Provided information:
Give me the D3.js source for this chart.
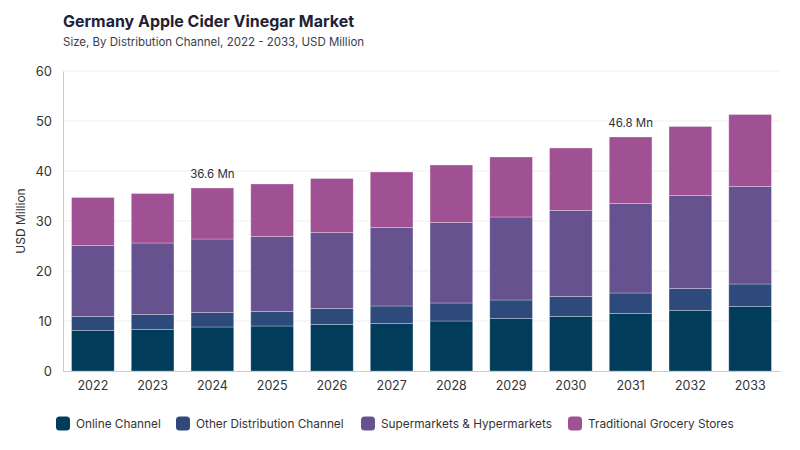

* * *

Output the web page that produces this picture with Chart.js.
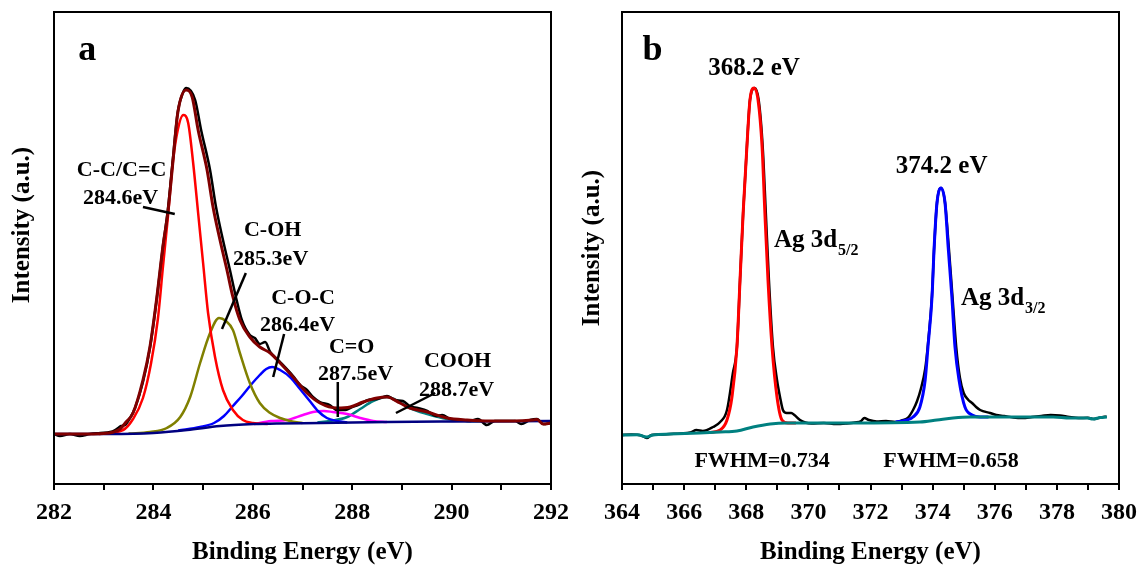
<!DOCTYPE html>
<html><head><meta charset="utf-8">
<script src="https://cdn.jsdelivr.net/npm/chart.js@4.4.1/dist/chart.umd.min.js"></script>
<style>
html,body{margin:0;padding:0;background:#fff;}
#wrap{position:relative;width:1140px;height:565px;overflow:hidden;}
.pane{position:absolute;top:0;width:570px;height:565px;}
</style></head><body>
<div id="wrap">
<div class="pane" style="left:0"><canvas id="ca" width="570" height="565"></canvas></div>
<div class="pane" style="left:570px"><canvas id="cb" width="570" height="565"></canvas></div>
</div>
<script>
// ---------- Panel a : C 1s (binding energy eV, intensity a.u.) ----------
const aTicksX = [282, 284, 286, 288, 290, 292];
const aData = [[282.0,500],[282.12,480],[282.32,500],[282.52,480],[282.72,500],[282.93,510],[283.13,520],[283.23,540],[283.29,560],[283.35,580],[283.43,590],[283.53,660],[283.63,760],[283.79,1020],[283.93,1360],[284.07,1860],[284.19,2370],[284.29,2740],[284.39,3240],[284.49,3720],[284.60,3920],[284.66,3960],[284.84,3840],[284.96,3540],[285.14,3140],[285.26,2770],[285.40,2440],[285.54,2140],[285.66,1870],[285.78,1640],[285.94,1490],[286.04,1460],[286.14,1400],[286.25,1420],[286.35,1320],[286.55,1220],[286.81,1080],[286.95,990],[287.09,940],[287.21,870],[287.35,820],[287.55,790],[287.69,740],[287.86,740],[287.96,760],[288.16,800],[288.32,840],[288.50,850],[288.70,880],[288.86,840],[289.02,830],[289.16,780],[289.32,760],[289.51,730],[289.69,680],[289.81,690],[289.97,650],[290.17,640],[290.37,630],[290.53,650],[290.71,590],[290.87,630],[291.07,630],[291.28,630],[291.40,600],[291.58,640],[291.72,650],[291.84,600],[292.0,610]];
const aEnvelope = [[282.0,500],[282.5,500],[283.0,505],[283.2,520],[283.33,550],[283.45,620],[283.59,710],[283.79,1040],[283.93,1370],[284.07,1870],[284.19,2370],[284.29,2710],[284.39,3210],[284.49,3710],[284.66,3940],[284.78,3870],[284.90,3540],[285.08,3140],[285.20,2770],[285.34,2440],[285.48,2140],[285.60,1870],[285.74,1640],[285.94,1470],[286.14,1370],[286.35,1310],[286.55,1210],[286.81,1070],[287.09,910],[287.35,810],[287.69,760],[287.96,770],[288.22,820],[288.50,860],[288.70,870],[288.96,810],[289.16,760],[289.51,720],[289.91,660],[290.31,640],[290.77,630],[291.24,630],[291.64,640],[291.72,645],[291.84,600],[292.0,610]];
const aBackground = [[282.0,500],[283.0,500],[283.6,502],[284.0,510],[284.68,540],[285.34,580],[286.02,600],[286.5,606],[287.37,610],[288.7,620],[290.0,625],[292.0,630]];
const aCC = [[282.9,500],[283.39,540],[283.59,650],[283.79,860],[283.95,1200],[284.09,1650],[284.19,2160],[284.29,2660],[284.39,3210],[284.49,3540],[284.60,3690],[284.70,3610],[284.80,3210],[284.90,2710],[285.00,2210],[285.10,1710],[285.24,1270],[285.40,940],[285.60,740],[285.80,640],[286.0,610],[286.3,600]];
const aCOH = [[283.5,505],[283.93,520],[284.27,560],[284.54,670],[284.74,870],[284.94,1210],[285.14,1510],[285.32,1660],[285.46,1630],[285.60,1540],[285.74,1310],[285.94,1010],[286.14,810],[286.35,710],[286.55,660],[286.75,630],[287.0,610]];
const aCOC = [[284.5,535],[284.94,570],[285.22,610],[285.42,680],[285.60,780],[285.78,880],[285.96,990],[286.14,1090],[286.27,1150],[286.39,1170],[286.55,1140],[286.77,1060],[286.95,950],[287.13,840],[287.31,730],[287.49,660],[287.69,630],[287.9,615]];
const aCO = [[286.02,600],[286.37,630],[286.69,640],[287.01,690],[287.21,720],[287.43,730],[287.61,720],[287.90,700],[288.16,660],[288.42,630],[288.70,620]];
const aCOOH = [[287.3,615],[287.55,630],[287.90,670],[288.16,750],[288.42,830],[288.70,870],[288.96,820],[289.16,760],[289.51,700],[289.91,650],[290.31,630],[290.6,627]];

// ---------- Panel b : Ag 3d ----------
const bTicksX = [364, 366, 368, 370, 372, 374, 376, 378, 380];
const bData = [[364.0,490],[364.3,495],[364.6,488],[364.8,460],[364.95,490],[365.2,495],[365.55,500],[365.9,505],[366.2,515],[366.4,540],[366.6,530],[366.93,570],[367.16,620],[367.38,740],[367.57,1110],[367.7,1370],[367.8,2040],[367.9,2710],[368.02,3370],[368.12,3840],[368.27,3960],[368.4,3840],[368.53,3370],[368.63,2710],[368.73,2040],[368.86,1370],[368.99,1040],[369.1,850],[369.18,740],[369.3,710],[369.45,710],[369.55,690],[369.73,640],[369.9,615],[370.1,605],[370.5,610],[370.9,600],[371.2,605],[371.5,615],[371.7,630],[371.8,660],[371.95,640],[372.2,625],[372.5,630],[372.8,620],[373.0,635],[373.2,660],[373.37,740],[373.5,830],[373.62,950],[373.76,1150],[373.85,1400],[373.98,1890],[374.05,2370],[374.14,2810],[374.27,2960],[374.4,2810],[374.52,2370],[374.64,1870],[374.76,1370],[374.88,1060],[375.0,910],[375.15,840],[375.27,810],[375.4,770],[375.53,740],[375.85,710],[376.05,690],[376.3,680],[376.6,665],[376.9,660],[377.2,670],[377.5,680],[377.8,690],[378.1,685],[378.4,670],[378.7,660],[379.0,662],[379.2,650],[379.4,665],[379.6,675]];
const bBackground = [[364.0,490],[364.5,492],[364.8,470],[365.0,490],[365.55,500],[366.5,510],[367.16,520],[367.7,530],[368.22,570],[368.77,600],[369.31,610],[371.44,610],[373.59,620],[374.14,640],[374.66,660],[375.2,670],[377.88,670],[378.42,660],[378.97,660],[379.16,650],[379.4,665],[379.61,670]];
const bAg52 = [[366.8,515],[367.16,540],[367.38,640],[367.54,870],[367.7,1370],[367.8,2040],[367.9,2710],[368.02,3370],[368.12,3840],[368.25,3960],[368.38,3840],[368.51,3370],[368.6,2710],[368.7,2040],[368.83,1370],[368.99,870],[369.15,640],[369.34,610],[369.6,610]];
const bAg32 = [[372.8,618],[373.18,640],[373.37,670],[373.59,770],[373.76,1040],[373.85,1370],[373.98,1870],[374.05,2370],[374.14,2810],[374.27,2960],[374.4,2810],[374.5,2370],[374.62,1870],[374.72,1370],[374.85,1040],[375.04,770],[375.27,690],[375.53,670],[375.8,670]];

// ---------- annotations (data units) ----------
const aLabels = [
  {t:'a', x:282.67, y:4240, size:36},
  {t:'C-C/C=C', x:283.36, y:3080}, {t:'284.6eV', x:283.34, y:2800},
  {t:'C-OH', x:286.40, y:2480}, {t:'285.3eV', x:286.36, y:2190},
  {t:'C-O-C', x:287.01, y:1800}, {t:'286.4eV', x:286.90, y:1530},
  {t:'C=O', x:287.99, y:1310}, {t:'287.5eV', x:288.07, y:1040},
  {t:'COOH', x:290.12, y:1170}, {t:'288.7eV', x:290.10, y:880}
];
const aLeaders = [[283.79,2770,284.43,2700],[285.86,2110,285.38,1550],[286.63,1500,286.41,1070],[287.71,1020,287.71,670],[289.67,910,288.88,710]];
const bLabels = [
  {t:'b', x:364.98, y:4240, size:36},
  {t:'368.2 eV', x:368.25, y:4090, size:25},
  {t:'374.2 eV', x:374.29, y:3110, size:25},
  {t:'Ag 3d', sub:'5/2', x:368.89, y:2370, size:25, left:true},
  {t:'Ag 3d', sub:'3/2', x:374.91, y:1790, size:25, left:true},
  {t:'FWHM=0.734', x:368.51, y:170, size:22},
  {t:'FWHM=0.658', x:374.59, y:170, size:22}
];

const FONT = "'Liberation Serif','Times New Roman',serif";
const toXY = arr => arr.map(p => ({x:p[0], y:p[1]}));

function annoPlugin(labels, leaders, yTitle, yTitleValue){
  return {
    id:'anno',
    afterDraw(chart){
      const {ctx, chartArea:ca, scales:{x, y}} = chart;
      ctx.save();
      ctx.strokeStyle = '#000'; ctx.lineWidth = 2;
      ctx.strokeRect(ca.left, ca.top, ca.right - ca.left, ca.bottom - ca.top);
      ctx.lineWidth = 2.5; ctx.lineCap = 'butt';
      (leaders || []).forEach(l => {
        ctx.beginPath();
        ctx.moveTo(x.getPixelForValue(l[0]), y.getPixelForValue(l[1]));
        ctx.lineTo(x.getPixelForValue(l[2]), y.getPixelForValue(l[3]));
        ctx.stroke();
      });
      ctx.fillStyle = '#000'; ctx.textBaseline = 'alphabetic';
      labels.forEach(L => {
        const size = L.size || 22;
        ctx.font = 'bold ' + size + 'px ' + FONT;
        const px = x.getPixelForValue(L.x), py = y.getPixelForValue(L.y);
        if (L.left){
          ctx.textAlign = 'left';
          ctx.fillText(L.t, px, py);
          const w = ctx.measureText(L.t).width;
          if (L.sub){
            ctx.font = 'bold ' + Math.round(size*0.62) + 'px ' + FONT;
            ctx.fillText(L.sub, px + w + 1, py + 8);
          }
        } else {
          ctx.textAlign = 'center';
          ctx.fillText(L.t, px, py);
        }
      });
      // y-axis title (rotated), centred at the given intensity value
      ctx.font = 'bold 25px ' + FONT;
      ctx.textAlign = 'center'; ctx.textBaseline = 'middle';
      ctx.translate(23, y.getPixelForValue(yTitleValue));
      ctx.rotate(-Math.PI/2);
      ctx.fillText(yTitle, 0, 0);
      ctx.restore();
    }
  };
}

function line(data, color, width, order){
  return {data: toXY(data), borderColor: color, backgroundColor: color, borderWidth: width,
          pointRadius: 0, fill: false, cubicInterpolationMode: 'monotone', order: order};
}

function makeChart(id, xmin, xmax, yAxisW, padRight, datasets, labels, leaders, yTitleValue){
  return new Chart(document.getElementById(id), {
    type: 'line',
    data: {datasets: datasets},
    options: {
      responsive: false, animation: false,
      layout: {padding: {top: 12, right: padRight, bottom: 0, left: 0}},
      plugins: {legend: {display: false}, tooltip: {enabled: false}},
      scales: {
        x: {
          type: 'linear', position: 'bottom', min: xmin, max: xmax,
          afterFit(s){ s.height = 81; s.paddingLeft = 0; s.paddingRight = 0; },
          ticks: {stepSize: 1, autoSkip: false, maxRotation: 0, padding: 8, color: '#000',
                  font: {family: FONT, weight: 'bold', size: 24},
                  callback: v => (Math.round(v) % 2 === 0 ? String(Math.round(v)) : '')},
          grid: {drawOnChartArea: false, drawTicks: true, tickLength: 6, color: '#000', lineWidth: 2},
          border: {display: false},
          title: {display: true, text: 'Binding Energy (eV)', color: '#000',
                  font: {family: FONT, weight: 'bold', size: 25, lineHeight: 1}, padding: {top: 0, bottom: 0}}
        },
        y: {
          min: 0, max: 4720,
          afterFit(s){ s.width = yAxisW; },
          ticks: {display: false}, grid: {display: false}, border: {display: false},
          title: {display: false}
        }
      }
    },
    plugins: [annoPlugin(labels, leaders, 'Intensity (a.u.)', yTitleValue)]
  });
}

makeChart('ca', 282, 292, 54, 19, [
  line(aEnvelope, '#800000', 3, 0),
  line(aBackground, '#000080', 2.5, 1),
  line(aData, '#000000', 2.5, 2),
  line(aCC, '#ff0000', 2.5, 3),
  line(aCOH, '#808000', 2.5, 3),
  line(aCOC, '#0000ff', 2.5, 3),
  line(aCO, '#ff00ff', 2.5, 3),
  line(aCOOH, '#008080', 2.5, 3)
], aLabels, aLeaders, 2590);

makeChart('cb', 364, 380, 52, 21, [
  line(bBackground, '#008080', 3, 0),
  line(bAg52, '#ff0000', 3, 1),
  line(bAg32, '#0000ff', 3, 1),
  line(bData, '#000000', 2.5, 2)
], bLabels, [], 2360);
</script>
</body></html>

...

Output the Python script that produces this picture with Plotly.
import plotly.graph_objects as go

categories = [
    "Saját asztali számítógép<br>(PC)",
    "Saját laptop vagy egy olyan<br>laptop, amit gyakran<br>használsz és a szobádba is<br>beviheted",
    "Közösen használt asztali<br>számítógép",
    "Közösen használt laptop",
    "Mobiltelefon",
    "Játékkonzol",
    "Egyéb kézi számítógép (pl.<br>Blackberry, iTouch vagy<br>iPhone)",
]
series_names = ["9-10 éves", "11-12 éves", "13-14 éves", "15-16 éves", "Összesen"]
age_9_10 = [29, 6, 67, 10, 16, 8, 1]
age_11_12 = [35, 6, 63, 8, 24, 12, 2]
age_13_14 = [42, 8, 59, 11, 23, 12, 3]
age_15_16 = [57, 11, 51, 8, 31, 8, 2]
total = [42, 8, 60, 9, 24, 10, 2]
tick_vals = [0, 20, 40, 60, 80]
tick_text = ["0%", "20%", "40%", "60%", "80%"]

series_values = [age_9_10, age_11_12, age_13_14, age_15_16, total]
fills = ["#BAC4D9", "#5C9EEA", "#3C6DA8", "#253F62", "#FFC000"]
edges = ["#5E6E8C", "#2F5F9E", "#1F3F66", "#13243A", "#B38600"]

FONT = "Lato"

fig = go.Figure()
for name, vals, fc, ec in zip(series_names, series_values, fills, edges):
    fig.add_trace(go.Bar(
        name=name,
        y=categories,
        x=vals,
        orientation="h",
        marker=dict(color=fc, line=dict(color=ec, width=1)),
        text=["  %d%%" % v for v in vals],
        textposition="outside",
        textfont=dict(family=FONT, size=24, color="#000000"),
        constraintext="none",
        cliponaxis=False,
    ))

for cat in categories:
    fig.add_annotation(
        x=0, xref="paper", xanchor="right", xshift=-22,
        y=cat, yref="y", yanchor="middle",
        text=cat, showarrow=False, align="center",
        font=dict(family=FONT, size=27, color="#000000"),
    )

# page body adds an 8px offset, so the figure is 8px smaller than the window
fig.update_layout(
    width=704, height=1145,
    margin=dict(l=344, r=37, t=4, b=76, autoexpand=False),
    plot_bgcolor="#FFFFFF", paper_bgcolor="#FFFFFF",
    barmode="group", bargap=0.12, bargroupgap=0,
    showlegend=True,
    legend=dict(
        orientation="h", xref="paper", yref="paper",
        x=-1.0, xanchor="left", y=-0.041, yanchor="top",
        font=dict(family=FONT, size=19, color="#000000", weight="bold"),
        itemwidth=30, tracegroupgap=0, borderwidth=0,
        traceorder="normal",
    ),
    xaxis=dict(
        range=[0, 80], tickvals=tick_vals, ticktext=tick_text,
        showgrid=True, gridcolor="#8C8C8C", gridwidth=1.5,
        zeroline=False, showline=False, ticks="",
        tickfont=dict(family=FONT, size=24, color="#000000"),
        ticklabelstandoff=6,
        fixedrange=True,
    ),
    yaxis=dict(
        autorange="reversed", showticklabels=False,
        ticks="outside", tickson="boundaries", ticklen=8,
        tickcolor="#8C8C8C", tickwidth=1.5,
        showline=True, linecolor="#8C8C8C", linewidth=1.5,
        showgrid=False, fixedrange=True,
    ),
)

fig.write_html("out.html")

Given request: From the listing above, pick out every line containing "that".

The response:
Output the web page that produces this picture with Chart.js.
Output the Python script that produces this picture with Plotly.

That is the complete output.